Sometimes violations of federal law aren’t blatant. In late 2014, Colin Speer, a former Whole Foods employee in Florida, filed a lawsuit against the company for allegedly failing to comply with FCRA standards regarding background checks. Speer claims that Whole Foods obtained his consumer report, but he was notified of this fact in a document that also contained a release of liability. According to the law, consent for the procurement of consumer reports must be “clear and conspicuous,” so any FCRA-protected documentation requires a stand-alone disclosure form in order to obtain that information. Combining a disclosure form with a release of liability or any other document is illegal.

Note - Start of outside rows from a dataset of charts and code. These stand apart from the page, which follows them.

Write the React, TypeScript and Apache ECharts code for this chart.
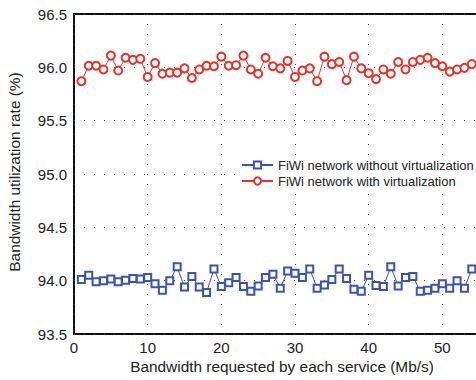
import React, { useEffect, useRef } from "react";
import * as echarts from "echarts";

const bandwidth = [
  1, 2, 3, 4, 5, 6, 7, 8, 9, 10, 11, 12, 13, 14, 15, 16, 17, 18, 19, 20, 21, 22, 23, 24, 25, 26, 27,
  28, 29, 30, 31, 32, 33, 34, 35, 36, 37, 38, 39, 40, 41, 42, 43, 44, 45, 46, 47, 48, 49, 50, 51, 52,
  53, 54,
];

const withoutVirt = [
  94.01, 94.05, 93.99, 94.0, 94.015, 93.99, 94.005, 94.02, 94.015, 94.03, 93.97, 93.91, 94.0, 94.13,
  93.94, 94.04, 93.94, 93.89, 94.11, 93.945, 93.98, 94.03, 93.945, 93.9, 93.95, 94.03, 94.06, 93.93,
  94.09, 94.07, 94.03, 94.11, 93.93, 93.96, 94.01, 94.11, 94.02, 93.92, 93.9, 94.05, 93.955, 93.945,
  94.13, 93.95, 94.03, 94.04, 93.9, 93.91, 93.93, 93.97, 93.93, 94.0, 93.93, 94.11,
];

const withVirt = [
  95.87, 96.015, 96.015, 95.98, 96.11, 95.97, 96.09, 96.07, 96.08, 95.91, 96.04, 95.94, 95.95, 95.95,
  95.99, 95.9, 95.98, 96.015, 96.01, 96.1, 96.015, 96.02, 96.11, 95.98, 95.94, 96.09, 96.01, 95.99,
  96.06, 95.91, 95.97, 95.99, 95.87, 96.1, 96.03, 96.05, 95.88, 96.1, 95.99, 95.945, 95.89, 95.98,
  95.94, 96.05, 95.98, 96.05, 96.07, 96.09, 96.04, 96.01, 95.96, 95.98, 95.995, 96.03,
];

const seriesNames = ["FiWi network without virtualization", "FiWi network with virtualization"];
const xTitle = "Bandwidth requested by each service (Mb/s)";
const yTitle = "Bandwidth utilization rate (%)";

const FONT = "'Liberation Sans', Arial, sans-serif";
const BLUE = "#3a52b4";
const RED = "#e8312a";

export default function App() {
  const ref = useRef<HTMLDivElement>(null);
  useEffect(() => {
    if (!ref.current) return;
    const chart = echarts.init(ref.current, undefined, { renderer: "svg" });
    const dotted = { color: "#444", width: 1, type: [1, 9] as any };
    chart.setOption({
      animation: false,
      backgroundColor: "#fff",
      textStyle: { fontFamily: FONT },
      grid: {
        left: 74,
        top: 14,
        right: 24,
        bottom: 46,
        show: true,
        borderColor: "#111",
        borderWidth: 2,
        containLabel: false,
      },
      xAxis: {
        type: "value",
        min: 0,
        max: 60,
        interval: 10,
        axisLine: { show: false },
        axisTick: { show: false },
        axisLabel: { fontSize: 15, color: "#222", margin: 6, fontFamily: FONT, showMaxLabel: false },
        splitLine: { show: true, lineStyle: dotted },
      },
      yAxis: {
        type: "value",
        min: 93.5,
        max: 96.5,
        interval: 0.5,
        axisLine: { show: false },
        axisTick: { show: false },
        axisLabel: {
          fontSize: 15,
          color: "#222",
          margin: 7,
          fontFamily: FONT,
          formatter: (v: number) => v.toFixed(1),
        },
        splitLine: { show: true, lineStyle: dotted },
      },
      legend: {
        orient: "vertical",
        left: 236,
        top: 155,
        padding: [3, 5, 3, 5],
        backgroundColor: "#fff",
        itemWidth: 31,
        itemHeight: 9,
        itemGap: 2,
        textStyle: { fontSize: 13, color: "#222", fontFamily: FONT, lineHeight: 14 },
        data: seriesNames,
      },
      graphic: [
        {
          type: "text",
          x: 282,
          y: 366,
          style: {
            text: xTitle,
            fontSize: 15.4,
            fontFamily: FONT,
            fill: "#222",
            align: "center",
            verticalAlign: "middle",
          },
        },
        {
          type: "text",
          x: 14,
          y: 172,
          rotation: Math.PI / 2,
          style: {
            text: yTitle,
            fontSize: 15.4,
            fontFamily: FONT,
            fill: "#222",
            align: "center",
            verticalAlign: "middle",
          },
        },
      ],
      series: [
        {
          name: seriesNames[0],
          type: "line",
          data: bandwidth.map((x, i) => [x, withoutVirt[i]]),
          symbol: "emptyRect",
          symbolSize: 7,
          lineStyle: { color: BLUE, width: 1 },
          itemStyle: { color: BLUE, borderWidth: 1 },
        },
        {
          name: seriesNames[1],
          type: "line",
          data: bandwidth.map((x, i) => [x, withVirt[i]]),
          symbol: "emptyCircle",
          symbolSize: 8,
          lineStyle: { color: RED, width: 1 },
          itemStyle: { color: RED, borderWidth: 1 },
        },
      ],
    });
    return () => chart.dispose();
  }, []);
  return (
    <div
      ref={ref}
      style={{ position: "fixed", left: 0, top: 0, width: 540, height: 380, background: "#fff" }}
    />
  );
}
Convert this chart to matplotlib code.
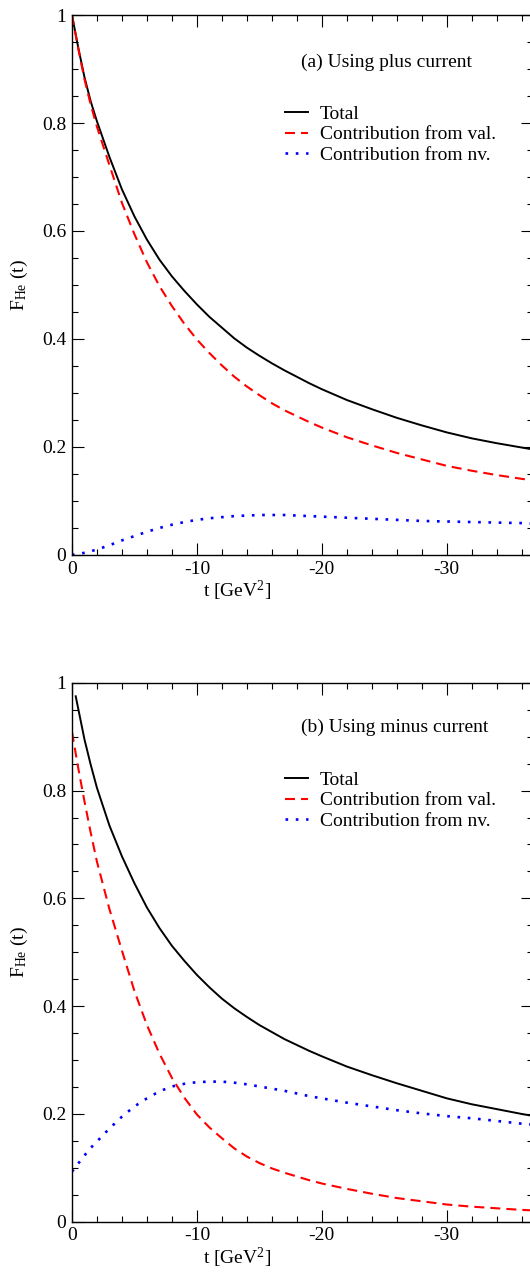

The FCRA (Fair Credit Reporting Act) went into effect in 1970 and serves to protect personal information (i.e. credit reports). Businesses cannot obtain a consumer report just because they have an individual’s information, and they can’t use the information they obtain however they want even if an individual provides consent. If a company wants to procure a consumer report as part of a job application or requirement, that company must provide a singular disclosure to the applicant or employee for that purpose. That individual must consent to the check, and if a job candidate loses an employment opportunity as a result of information in his/her consumer reports, the discerning company must notify that candidate in writing as to its reasoning.
Whole Foods claims that they did not violate FCRA standards, but small adjustments in documentation that do not appear “clear and conspicuous” to a prospective or current employee can have severe consequences as a result of lawsuits like the one filed by Speers. Companies have and will continue to lose millions of dollars to this type of litigation, not to mention the time spent inundated in court battles on both sides. City and state laws regarding background checks further complicate a shady business dealing, especially if a company is working with a third-party screening firm that is working under laws in a separate state. Not having a piece of paper, or even a phrase on that paper, in complete accordance with the law can result in a logistical nightmare for everyone involved.
Though the law on FCRA standards for the procurement and use of an indivdual’s confidential information is clear, not every employer complies, and they’ll keep paying for it until they do. Whole Foods is just one of many companies embroiled in an unnecessary struggle.